**** Records for the exercise

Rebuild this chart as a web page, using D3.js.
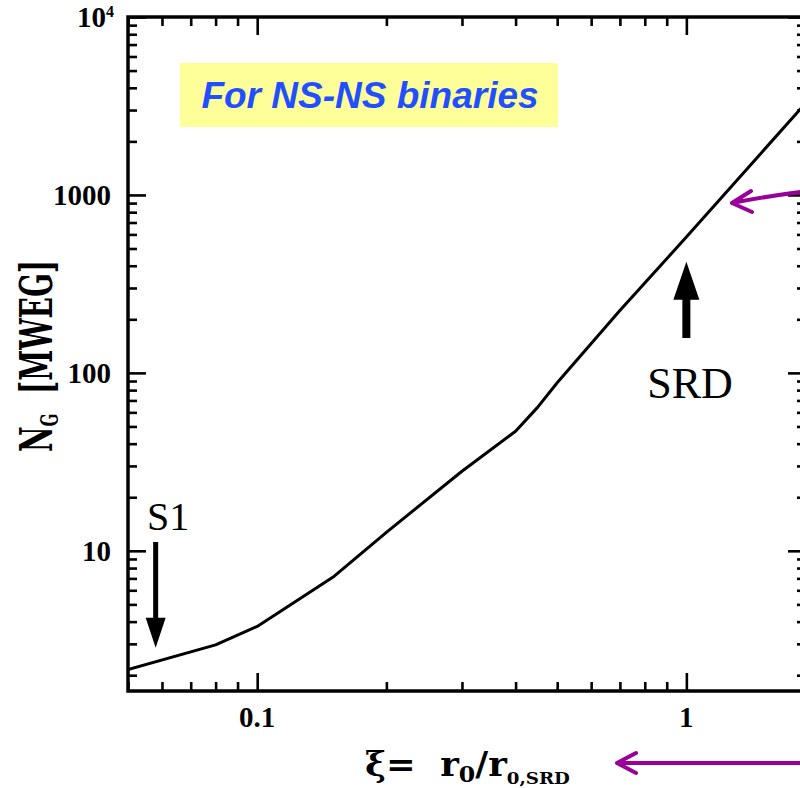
<!DOCTYPE html>
<html>
<head>
<meta charset="utf-8">
<script src="https://cdn.jsdelivr.net/npm/d3@7"></script>
<style>
  body { margin: 0; background: #fff; }
  svg { display: block; }
</style>
</head>
<body>
<div id="canvas"></div>
<script>
"use strict"

/* Data */
let xiValues = [0.05, 0.08, 0.1, 0.15, 0.2, 0.3, 0.4, 0.45, 0.5, 0.7, 1, 1.5, 1.9];
let ngValues = [2.15, 2.96, 3.76, 7.1, 12.7, 28, 47, 64, 88, 224, 580, 1740, 3300];
let xTickValues = [0.1, 1];
let xTickLabels = ["0.1", "1"];
let yTickValues = [10, 100, 1000, 10000];
let yTickLabels = ["10", "100", "1000", "10"];

/* Configuration: drawing */
let svgWidth = 800;
let svgHeight = 788;
let plotLeft = 128, plotRight = 806, plotTop = 17, plotBottom = 691;
let majorLen = 18, minorLen = 9;

let svg = d3.select("#canvas")
    .append("svg")
    .attr("width", svgWidth)
    .attr("height", svgHeight);

let xScale = d3.scaleLog()
    .domain([0.05, 1.9])
    .range([plotLeft, plotRight]);

let yScale = d3.scaleLog()
    .domain([1.63, 10000])
    .range([plotBottom, plotTop]);

let xMinor = xScale.ticks().filter(d => xTickValues.indexOf(d) < 0);
let yMinor = yScale.ticks().filter(d => yTickValues.indexOf(d) < 0);

/* Ticks on all four sides, pointing inward */
function drawTicks(axis, tx, ty) {
    svg.append("g")
        .attr("transform", "translate(" + tx + "," + ty + ")")
        .call(axis.tickFormat(""))
        .call(g => g.select(".domain").remove())
        .call(g => g.selectAll("line").attr("stroke", "black").attr("stroke-width", 2.6));
}

drawTicks(d3.axisTop(xScale).tickValues(xTickValues).tickSize(majorLen), 0, plotBottom);
drawTicks(d3.axisTop(xScale).tickValues(xMinor).tickSize(minorLen), 0, plotBottom);
drawTicks(d3.axisBottom(xScale).tickValues(xTickValues).tickSize(majorLen), 0, plotTop);
drawTicks(d3.axisBottom(xScale).tickValues(xMinor).tickSize(minorLen), 0, plotTop);
drawTicks(d3.axisRight(yScale).tickValues(yTickValues).tickSize(majorLen), plotLeft, 0);
drawTicks(d3.axisRight(yScale).tickValues(yMinor).tickSize(minorLen), plotLeft, 0);
drawTicks(d3.axisLeft(yScale).tickValues(yTickValues).tickSize(majorLen), plotRight, 0);
drawTicks(d3.axisLeft(yScale).tickValues(yMinor).tickSize(minorLen), plotRight, 0);

/* Frame */
svg.append("rect")
    .attr("x", plotLeft)
    .attr("y", plotTop)
    .attr("width", plotRight - plotLeft)
    .attr("height", plotBottom - plotTop)
    .attr("fill", "none")
    .attr("stroke", "black")
    .attr("stroke-width", 3.5);

/* Curve */
svg.append("clipPath")
    .attr("id", "plotclip")
    .append("rect")
    .attr("x", plotLeft).attr("y", plotTop)
    .attr("width", plotRight - plotLeft).attr("height", plotBottom - plotTop);

let line = d3.line()
    .x((d, i) => xScale(xiValues[i]))
    .y(d => yScale(d));

svg.append("path")
    .datum(ngValues)
    .attr("clip-path", "url(#plotclip)")
    .attr("d", line)
    .attr("fill", "none")
    .attr("stroke", "black")
    .attr("stroke-width", 3)
    .attr("stroke-linejoin", "round");

/* Tick labels */
let tickFont = "'Liberation Serif', 'Times New Roman', serif";

svg.selectAll(".xlab")
    .data(xTickValues)
    .join("text")
    .attr("x", d => xScale(d))
    .attr("y", 727)
    .attr("text-anchor", "middle")
    .attr("font-family", tickFont)
    .attr("font-weight", "bold")
    .attr("font-size", 29)
    .text((d, i) => xTickLabels[i]);

let yLabs = svg.selectAll(".ylab")
    .data(yTickValues)
    .join("text")
    .attr("x", (d, i) => i === 3 ? 114 : 111)
    .attr("y", d => yScale(d) + 10)
    .attr("text-anchor", "end")
    .attr("font-family", tickFont)
    .attr("font-weight", "bold")
    .attr("font-size", 29)
    .text((d, i) => yTickLabels[i]);

// superscript on 10^4
yLabs.filter((d, i) => i === 3)
    .append("tspan")
    .attr("font-size", 16)
    .attr("dy", -10)
    .text("4");

/* Axis titles */
let titleFont = "'DejaVu Serif', serif";

let yTitle = svg.append("text")
    .attr("text-anchor", "middle")
    .attr("font-family", titleFont)
    .attr("font-weight", "bold")
    .attr("font-size", 44);
yTitle.append("tspan").text("N");
yTitle.append("tspan").attr("font-size", 24).attr("dy", 6).text("G");
yTitle.append("tspan").attr("dy", -6).text("\u00a0\u00a0[MWEG]");
let yw = yTitle.node().getComputedTextLength();
yTitle.attr("transform", "translate(52,356) rotate(-90) scale(" + (192 / yw) + ",1)");

let xTitle = svg.append("text")
    .attr("font-family", titleFont)
    .attr("font-weight", "bold")
    .attr("font-size", 33);
xTitle.append("tspan").text("\u03be=\u00a0\u00a0r");
xTitle.append("tspan").attr("font-size", 22).attr("dy", 6).text("0");
xTitle.append("tspan").attr("dy", -6).text("/r");
xTitle.append("tspan").attr("font-size", 17).attr("dy", 8).text("0,SRD");
let xw = xTitle.node().getComputedTextLength();
xTitle.attr("transform", "translate(365,776) scale(" + (205 / xw) + ",1)");

/* Annotation arrows (S1, SRD) */
function blockArrow(xv, yTail, yTip, shaftW, headW, headL) {
    let cx = xScale(xv);
    let y0 = yScale(yTail), y1 = yScale(yTip);
    let dir = y1 > y0 ? 1 : -1;
    let yb = y1 - dir * headL;
    svg.append("path")
        .attr("d", "M" + (cx - shaftW / 2) + "," + y0 +
            "L" + (cx - shaftW / 2) + "," + yb +
            "L" + (cx - headW / 2) + "," + yb +
            "L" + cx + "," + y1 +
            "L" + (cx + headW / 2) + "," + yb +
            "L" + (cx + shaftW / 2) + "," + yb +
            "L" + (cx + shaftW / 2) + "," + y0 + "Z")
        .attr("fill", "black");
}

blockArrow(0.058, 11.2, 2.85, 5, 20, 30);
blockArrow(1, 157, 421, 8, 26, 38);

svg.append("text")
    .attr("x", 147)
    .attr("y", 530)
    .attr("font-family", tickFont)
    .attr("font-size", 40)
    .text("S1");

svg.append("text")
    .attr("x", 690)
    .attr("y", 398)
    .attr("text-anchor", "middle")
    .attr("font-family", tickFont)
    .attr("font-size", 44)
    .text("SRD");

/* Yellow note box */
svg.append("rect")
    .attr("x", 180)
    .attr("y", 63)
    .attr("width", 378)
    .attr("height", 64)
    .attr("fill", "#ffff99");

svg.append("text")
    .attr("x", 370)
    .attr("y", 108)
    .attr("text-anchor", "middle")
    .attr("font-family", "'Liberation Sans', Arial, sans-serif")
    .attr("font-weight", "bold")
    .attr("font-style", "italic")
    .attr("font-size", 37)
    .attr("fill", "#1f4fff")
    .text("For NS-NS binaries");

/* Purple pointer arrows */
let purple = "#990099";
svg.append("path")
    .attr("d", "M801,192 Q768,196 732,203 M751,191 L732,203 L752,212")
    .attr("fill", "none")
    .attr("stroke", purple)
    .attr("stroke-width", 4)
    .attr("stroke-linecap", "round")
    .attr("stroke-linejoin", "round");

svg.append("path")
    .attr("d", "M801,763 L617,763 M636,753 L617,763 L636,773")
    .attr("fill", "none")
    .attr("stroke", purple)
    .attr("stroke-width", 4)
    .attr("stroke-linecap", "round")
    .attr("stroke-linejoin", "round");
</script>
</body>
</html>
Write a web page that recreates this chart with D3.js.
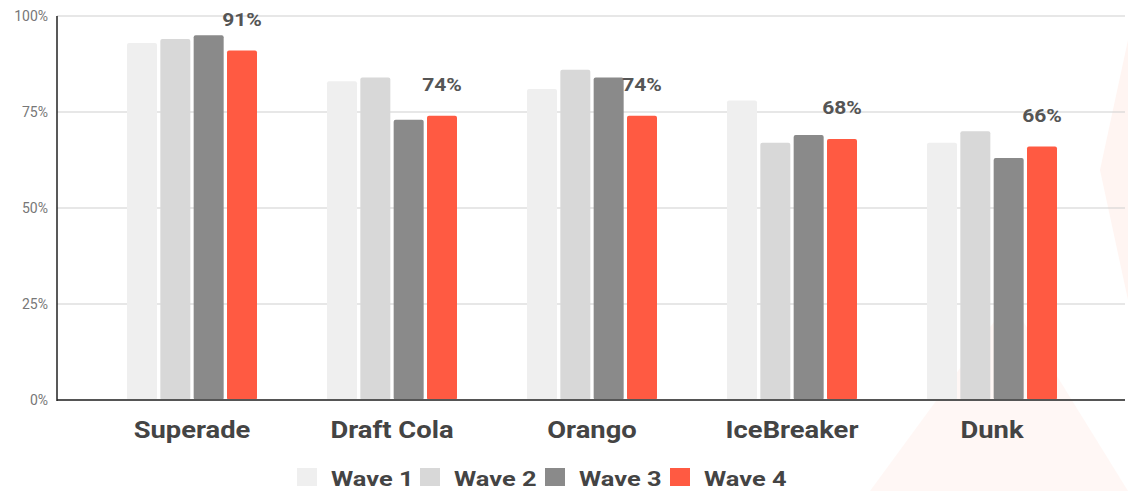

********

Requirement.
Go through the material above and copy each line that has the word "page".

Full solution.
Rebuild this chart as a web page, using D3.js.
Write a web page that recreates this chart with D3.js.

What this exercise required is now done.